Associated Press Will No Longer Name Suspects in Minor Crime Stories

The news organization announced it also ”will stop publishing stories driven mainly by a particularly embarrassing mugshot“

The Associated Press announced on Tuesday that its crime coverage will look a little different going forward. Suspects in minor crimes will no longer be named by the news organization, which distributes stories and content to local newsrooms around the country.

Moreover, the AP “will stop publishing stories driven mainly by a particularly embarrassing mugshot.”

In the announcement, published on the company’s blog, vice president for standards John Daniszewski explained, “These minor stories, which only cover an arrest, have long lives on the internet. AP’s broad distribution network can make it difficult for the suspects named in such items to later gain employment or just move on in their lives.”

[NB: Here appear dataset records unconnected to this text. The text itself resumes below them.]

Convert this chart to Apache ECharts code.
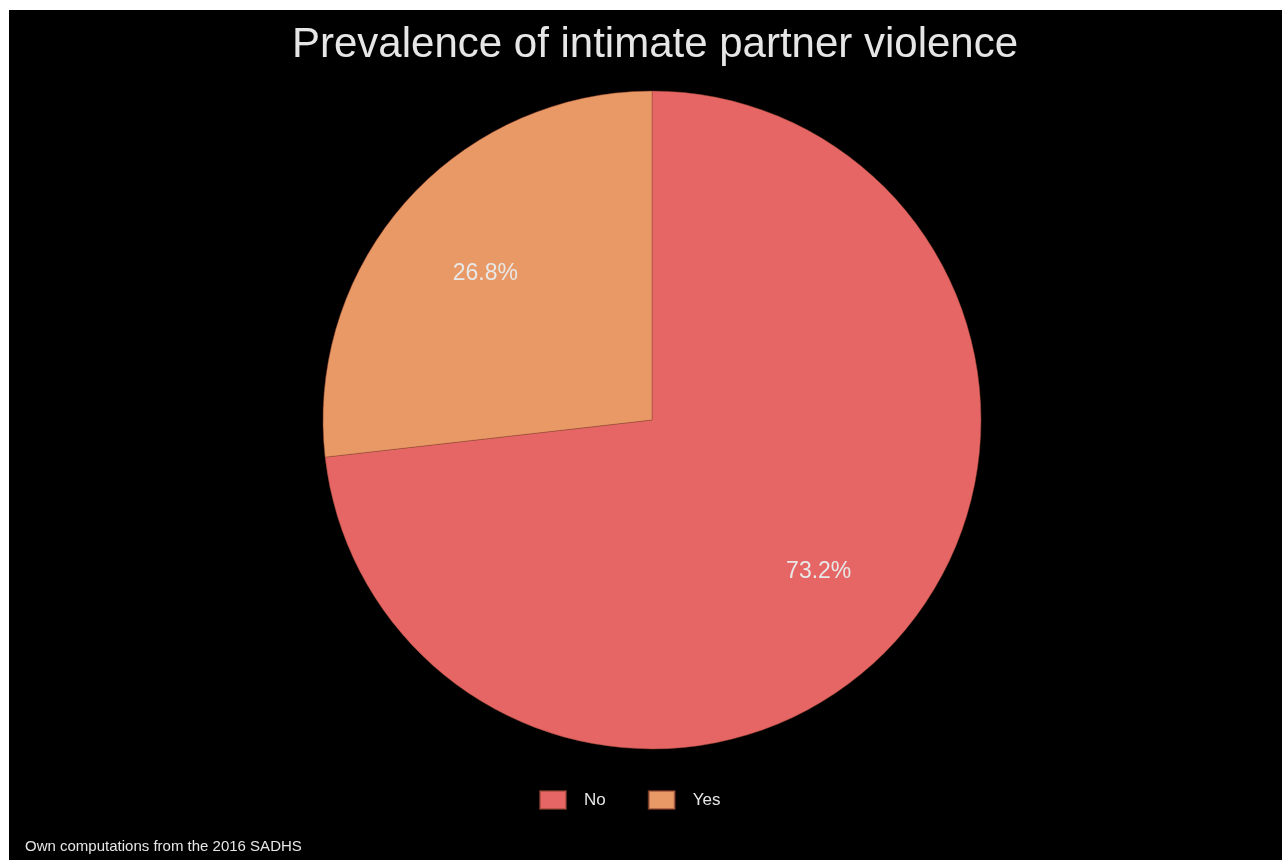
<!DOCTYPE html>
<html>
<head>
<meta charset="utf-8">
<script src="https://cdn.jsdelivr.net/npm/echarts@6/dist/echarts.min.js"></script>
<style>
  html, body { margin: 0; padding: 0; background: #ffffff; }
  #chart { position: absolute; left: 9px; top: 10px; width: 1273px; height: 850px; background: #000000; }
</style>
</head>
<body>
<div id="chart"></div>
<script>
const categories = ["No", "Yes"];
const values = [73.2, 26.8];
const colors = ["#e66665", "#e89966"];
const titleText = "Prevalence of intimate partner violence";
const sourceText = "Own computations from the 2016 SADHS";

const FONT = "'Liberation Sans', Arial, sans-serif";
const chart = echarts.init(document.getElementById('chart'), null, { renderer: 'canvas' });
const pieData = categories.map((c, i) => ({ name: c, value: values[i], itemStyle: { color: colors[i] } }));

chart.setOption({
  backgroundColor: '#000000',
  animation: false,
  title: [{
    text: titleText,
    left: 278,
    top: 9,
    textStyle: { color: '#e6e6e6', fontSize: 42, fontWeight: 'normal', fontFamily: FONT }
  }, {
    text: sourceText,
    left: 11,
    top: 824,
    textStyle: { color: '#e6e6e6', fontSize: 15, fontWeight: 'normal', fontFamily: FONT }
  }],
  legend: {
    data: categories,
    top: 775,
    left: 525,
    itemWidth: 26,
    itemHeight: 18,
    itemGap: 42,
    icon: 'rect',
    textStyle: { color: '#e6e6e6', fontSize: 17, fontFamily: FONT, padding: [0, 0, 0, 13] }
  },
  series: [{
    type: 'pie',
    center: [643, 410],
    radius: [0, 329],
    startAngle: 90,
    clockwise: true,
    data: pieData,
    label: { show: false },
    labelLine: { show: false },
    itemStyle: { borderColor: 'rgba(150,70,50,0.6)', borderWidth: 0.8 },
    emphasis: { disabled: true }
  }, {
    type: 'pie',
    center: [643, 413],
    radius: [112, 329],
    startAngle: 90,
    clockwise: true,
    silent: true,
    legendHoverLink: false,
    data: categories.map((c, i) => ({ name: c, value: values[i] })),
    itemStyle: { color: 'rgba(0,0,0,0)' },
    label: {
      show: true,
      position: 'inside',
      formatter: p => p.value.toFixed(1) + '%',
      color: '#e8e8e8',
      fontSize: 23,
      fontFamily: FONT
    },
    labelLine: { show: false },
    emphasis: { disabled: true }
  }]
});
</script>
</body>
</html>
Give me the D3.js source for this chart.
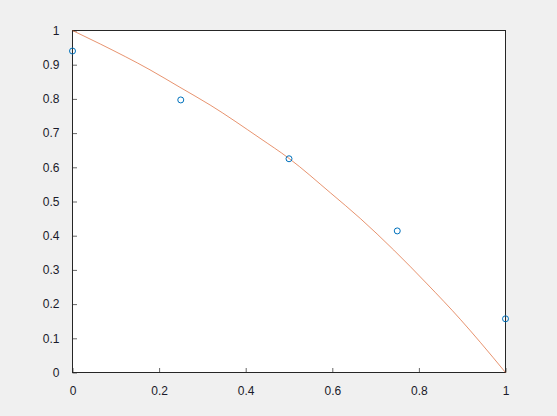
<!DOCTYPE html>
<html><head><meta charset="utf-8">
<script src="https://cdn.jsdelivr.net/npm/d3@7"></script>
<style>
html,body{margin:0;padding:0;background:#f0f0f0;}
svg{display:block;}
</style></head><body>
<script>
// Scatter data (blue circles)
const pointX = [0, 0.25, 0.5, 0.75, 1];
const pointY = [0.94, 0.797, 0.625, 0.414, 0.157];
// Fitted curve (orange line)
const curveX = [0, 0.065, 0.179, 0.248, 0.318, 0.433, 0.5, 0.596, 0.665, 0.742, 0.819, 0.896, 0.942, 1];
const curveY = [1, 0.96, 0.885, 0.834, 0.782, 0.685, 0.626, 0.525, 0.45, 0.358, 0.259, 0.155, 0.088, 0];
// Tick labels
const xTicks = [0, 0.2, 0.4, 0.6, 0.8, 1];
const yTicks = [0, 0.1, 0.2, 0.3, 0.4, 0.5, 0.6, 0.7, 0.8, 0.9, 1];

const W = 557, H = 416;
const mLeft = 72.5, mRight = 505.5, mTop = 30.5, mBottom = 372.5;

const svg = d3.select("body").append("svg").attr("width", W).attr("height", H);
svg.append("rect").attr("width", W).attr("height", H).attr("fill", "#f0f0f0");
svg.append("rect").attr("x", mLeft).attr("y", mTop).attr("width", mRight-mLeft).attr("height", mBottom-mTop).attr("fill", "#fff");

const x = d3.scaleLinear().domain([0, 1]).range([mLeft, mRight]);
const y = d3.scaleLinear().domain([0, 1]).range([mBottom, mTop]);

const fmt = d => d3.format("~g")(d);

// x axis
const xa = svg.append("g").attr("transform", `translate(0,${mBottom})`)
  .call(d3.axisBottom(x).tickValues(xTicks).tickFormat(fmt).tickSizeInner(-4.5).tickSizeOuter(0).tickPadding(14));
// y axis
const ya = svg.append("g").attr("transform", `translate(${mLeft},0)`)
  .call(d3.axisLeft(y).tickValues(yTicks).tickFormat(fmt).tickSizeInner(-4.5).tickSizeOuter(0).tickPadding(13));
[xa, ya].forEach(g => {
  g.select(".domain").remove();
  g.selectAll(".tick line").attr("stroke", "#262626").attr("stroke-width", 0.7);
  g.selectAll("text").attr("fill", "#1a1a2a").style("font-size", "12px").style("font-family", '"Liberation Sans",Arial,sans-serif');
});

// box
svg.append("rect").attr("x", mLeft).attr("y", mTop).attr("width", mRight-mLeft).attr("height", mBottom-mTop)
  .attr("fill", "none").attr("stroke", "#262626").attr("stroke-width", 1);

// curve
const curveData = curveX.map((d, i) => [d, curveY[i]]);
svg.append("path").datum(curveData)
  .attr("fill", "none").attr("stroke", "#D95319").attr("stroke-opacity", 0.7).attr("stroke-width", 0.9)
  .attr("d", d3.line().x(d => x(d[0])).y(d => y(d[1])).curve(d3.curveMonotoneX));

// points
svg.append("g").selectAll("circle").data(pointX.map((d, i) => [d, pointY[i]])).join("circle")
  .attr("cx", d => x(d[0])).attr("cy", d => y(d[1])).attr("r", 3)
  .attr("fill", "none").attr("stroke", "#0072BD").attr("stroke-width", 1);
</script>
</body></html>
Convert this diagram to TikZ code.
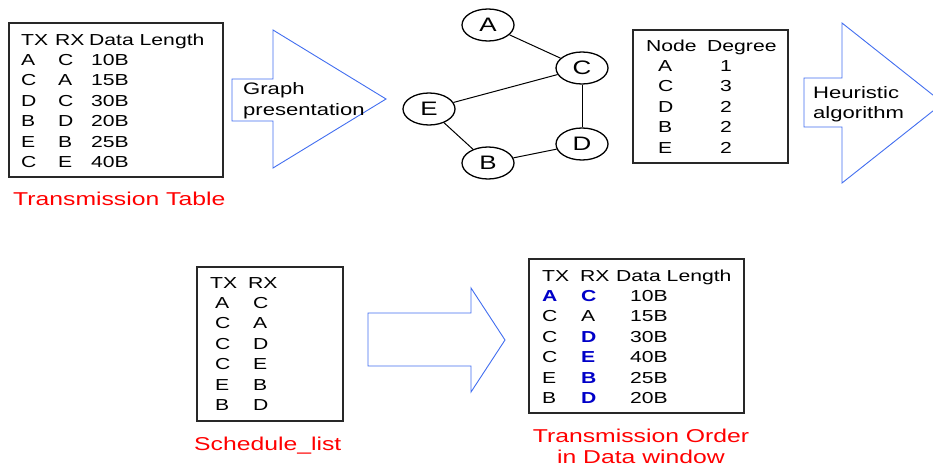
\documentclass[tikz,border=0pt]{standalone}
\usepackage{fontspec}
\setmainfont{Liberation Sans}[FakeStretch=1.33]
\usepackage{tikz}
\usetikzlibrary{shapes.geometric}
\usepackage{xcolor}
\definecolor{arrowblue}{RGB}{66,110,240}
\definecolor{hlblue}{RGB}{0,0,200}
\definecolor{capred}{RGB}{255,0,0}
\definecolor{framegray}{RGB}{40,40,40}
\newcommand{\hiblue}[1]{\textbf{\color{hlblue}#1}}

\begin{document}
\begin{tikzpicture}[x=1pt, y=-1pt,
		tablebox/.style={draw=framegray, line width=1.2pt, inner sep=0pt},
		tabletext/.style={anchor=base west, inner sep=0pt, font=\fontsize{15.9}{20.4}\selectfont},
		caption/.style={text=capred, inner sep=0pt, font=\fontsize{18.6}{21}\selectfont},
		blockarrow/.style={draw=arrowblue, line width=0.9pt, fill=white, line join=miter},
		arrowlabel/.style={anchor=north west, align=left, inner sep=0pt},
		vertex/.style={ellipse, draw=black, line width=1.3pt, minimum width=52pt, minimum height=32pt, inner sep=0pt, font=\fontsize{19.5}{19.5}\selectfont},
		graphedge/.style={line width=1pt}
	]
	\useasboundingbox (0,0) rectangle (933,471);

	% --- Transmission table (top left) ---
	\node[tablebox, minimum width=214pt, minimum height=154pt] (tt_box) at (116,100) {};
	\node[tabletext] (tt_tab) at (21,45) {\begin{tabular}[t]{@{}p{34pt}@{}p{34pt}@{}l@{}}
			TX & RX & Data Length\\
			A & \hspace{3pt}C & \hspace{2pt}10B\\
			C & \hspace{3pt}A & \hspace{2pt}15B\\
			D & \hspace{3pt}C & \hspace{2pt}30B\\
			B & \hspace{3pt}D & \hspace{2pt}20B\\
			E & \hspace{3pt}B & \hspace{2pt}25B\\
			C & \hspace{3pt}E & \hspace{2pt}40B
		\end{tabular}};
	\node[caption, anchor=base west] (tt_caption) at (13,205) {Transmission Table};

	% --- Graph presentation arrow ---
	\draw[blockarrow] (232,79) -- (273,79) -- (273,30) -- (386,99) -- (273,168) -- (273,121) -- (232,121) -- cycle;
	\node[arrowlabel, font=\fontsize{16.6}{21}\selectfont] (gp_label) at (243,82) {Graph\\presentation};

	% --- Graph ---
	\node[vertex] (v_a) at (488,25) {A};
	\node[vertex] (v_c) at (582,68) {C};
	\node[vertex] (v_e) at (429,109) {E};
	\node[vertex] (v_d) at (582,144) {D};
	\node[vertex] (v_b) at (488,163) {B};

	\draw[graphedge] (v_a) -- (v_c);
	\draw[graphedge] (v_c) -- (v_e);
	\draw[graphedge] (v_c) -- (v_d);
	\draw[graphedge] (v_e) -- (v_b);
	\draw[graphedge] (v_b) -- (v_d);

	% --- Node degree table ---
	\node[tablebox, minimum width=155pt, minimum height=133pt] (nd_box) at (710.5,96.5) {};
	\node[tabletext] (nd_tab) at (646,51) {\begin{tabular}[t]{@{}p{61pt}@{}l@{}}
			Node & Degree\\
			\hspace{12pt}A & \hspace{13pt}1\\
			\hspace{12pt}C & \hspace{13pt}3\\
			\hspace{12pt}D & \hspace{13pt}2\\
			\hspace{12pt}B & \hspace{13pt}2\\
			\hspace{12pt}E & \hspace{13pt}2
		\end{tabular}};

	% --- Heuristic algorithm arrow ---
	\draw[blockarrow] (804,78) -- (842,78) -- (842,23) -- (943,103) -- (842,183) -- (842,127) -- (804,127) -- cycle;
	\node[arrowlabel, font=\fontsize{16.6}{19.5}\selectfont] (ha_label) at (813,86.3) {Heuristic\\algorithm};

	% --- Schedule list ---
	\node[tablebox, minimum width=146pt, minimum height=154pt] (sl_box) at (270,344) {};
	\node[tabletext] (sl_tab) at (210,288) {\begin{tabular}[t]{@{}p{38pt}@{}l@{}}
			TX & RX\\
			\hspace{5pt}A & \hspace{5pt}C\\
			\hspace{5pt}C & \hspace{5pt}A\\
			\hspace{5pt}C & \hspace{5pt}D\\
			\hspace{5pt}C & \hspace{5pt}E\\
			\hspace{5pt}E & \hspace{5pt}B\\
			\hspace{5pt}B & \hspace{5pt}D
		\end{tabular}};
	\node[caption, anchor=base west] (sl_caption) at (194,450) {Schedule\_list};

	% --- Middle arrow ---
	\draw[blockarrow] (368,313) -- (471,313) -- (471,288) -- (505,340) -- (471,392) -- (471,366) -- (368,366) -- cycle;

	% --- Transmission order ---
	\node[tablebox, minimum width=215pt, minimum height=154pt] (to_box) at (636.5,336) {};
	\node[tabletext] (to_tab) at (542,281) {\begin{tabular}[t]{@{}p{38pt}@{}p{36pt}@{}l@{}}
			TX & RX & Data Length\\
			\hiblue{A} & \hspace{1pt}\hiblue{C} & \hspace{14pt}10B\\
			C & \hspace{1pt}A & \hspace{14pt}15B\\
			C & \hspace{1pt}\hiblue{D} & \hspace{14pt}30B\\
			C & \hspace{1pt}\hiblue{E} & \hspace{14pt}40B\\
			E & \hspace{1pt}\hiblue{B} & \hspace{14pt}25B\\
			B & \hspace{1pt}\hiblue{D} & \hspace{14pt}20B
		\end{tabular}};
	\node[caption, anchor=north, align=center] (to_caption) at (641,429) {Transmission Order\\in Data window};

\end{tikzpicture}
\end{document}
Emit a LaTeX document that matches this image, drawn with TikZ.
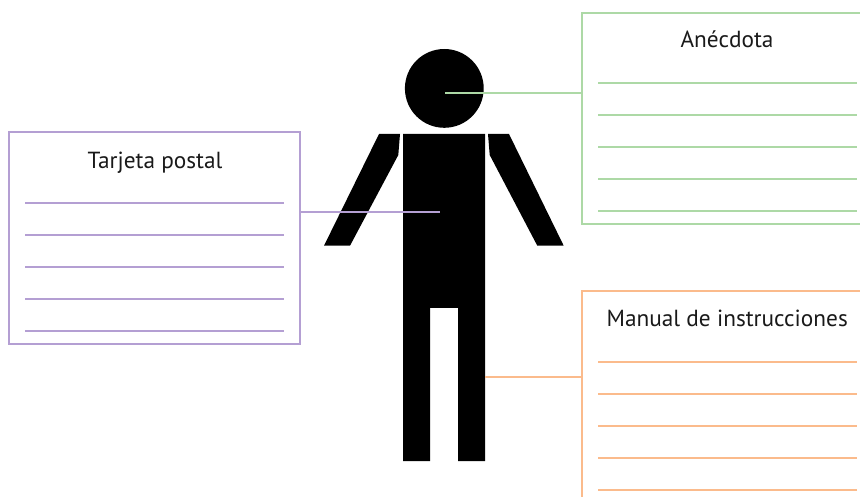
\documentclass[tikz,border=0pt]{standalone}
\usepackage{fontspec}
\setmainfont{PT Sans}
\definecolor{cpurple}{HTML}{B49FD3}
\definecolor{cgreen}{HTML}{ADD9A6}
\definecolor{corange}{HTML}{FBBB8C}
\tikzset{
  figure/.style={fill=black,draw=none},
  rule/.style={line width=2pt},
  frame/.style={line width=2pt},
  title/.style={anchor=base,inner sep=0pt,text=black!90,font=\fontsize{23.3}{28}\selectfont},
}
\begin{document}
\begin{tikzpicture}[x=1pt,y=-1pt]
\useasboundingbox (0,0) rectangle (860,497);
% figure
\node[figure,circle,minimum size=78.8pt,inner sep=0pt,outer sep=0pt] (head) at (444.3,88.4) {};
\fill[black] (403,134) -- (485,134) -- (485,461) -- (458,461) -- (458,308) -- (430,308) -- (430,461) -- (403,461) -- cycle;
\fill[black] (379,134) -- (400,134) -- (398.3,155) -- (350,245.7) -- (324,245.7) -- cycle;
\fill[black] (488,134) -- (509,134) -- (563.7,245.7) -- (537.3,245.7) -- (489.7,155) -- cycle;
\coordinate (headpt) at (445,92.8);
\coordinate (bodypt) at (440,212.5);
\coordinate (legpt) at (485,376.8);
% purple card
\node[draw=cpurple,frame,minimum width=291.4pt,minimum height=211.6pt,inner sep=0pt,outer sep=0pt,anchor=north west] (card) at (9,132.5) {};
\node[title] (cardtitle) at (155,169) {Tarjeta postal};
\foreach \y in {203,235,267,299,331}
  \draw[cpurple,rule] (25,\y) -- (284,\y);
\draw[cpurple,rule] (card.east |- bodypt) -- (bodypt);
% green card
\coordinate (gtr) at (860,13);
\coordinate (gtl) at (581.5,13);
\coordinate (gbl) at (581.5,224);
\coordinate (gbr) at (860,224);
\draw[cgreen,frame] (gtr) -- (gtl) -- (gbl) -- (gbr);
\node[title] (greentitle) at (727,48) {Anécdota};
\foreach \y in {83.5,115.5,147.5,179.5,211.5}
  \draw[cgreen,rule] (598,\y) -- (857,\y);
\draw[cgreen,rule] (headpt) -- (gtl |- headpt);
% orange card
\coordinate (otr) at (860,291.5);
\coordinate (otl) at (581.5,291.5);
\coordinate (obl) at (581.5,497);
\draw[corange,frame] (otr) -- (otl) -- (obl);
\node[title] (orangetitle) at (727.2,326.7) {Manual de instrucciones};
\foreach \y in {361.8,393.8,425.8,457.8,489.8}
  \draw[corange,rule] (598,\y) -- (857,\y);
\draw[corange,rule] (legpt) -- (otl |- legpt);
\end{tikzpicture}
\end{document}
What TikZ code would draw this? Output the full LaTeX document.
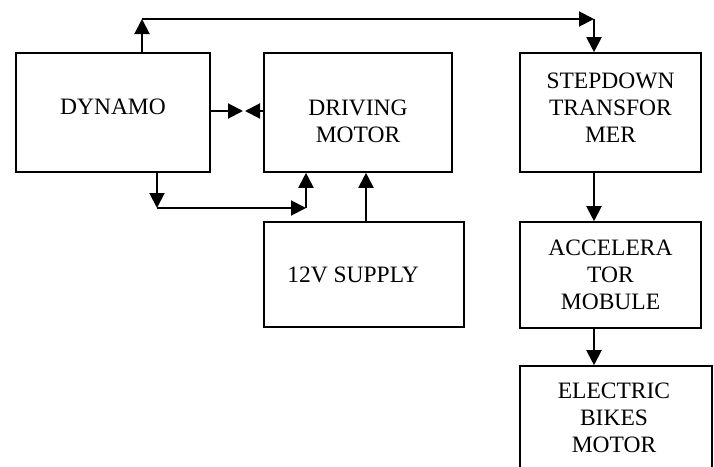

He went on to point out that crime coverage should be determined by whether it is “worthy” of a report and “useful” to members and consumers. When a story is deemed worthy and useful, it will not name suspects of minor crimes nor link to stories that do because the names “are generally not newsworthy beyond their local communities.”

The organization will continue to name individuals suspected in major crimes, like murder, and in cases where ongoing coverage is likely.

“In these cases, naming a suspect may be important for public safety reasons. These guidelines also do not include stories about active searches for fugitives,” Daniszewski said.

Representatives for the AP did not immediately return a request for comment on when the new guidance will go into effect or if it already had.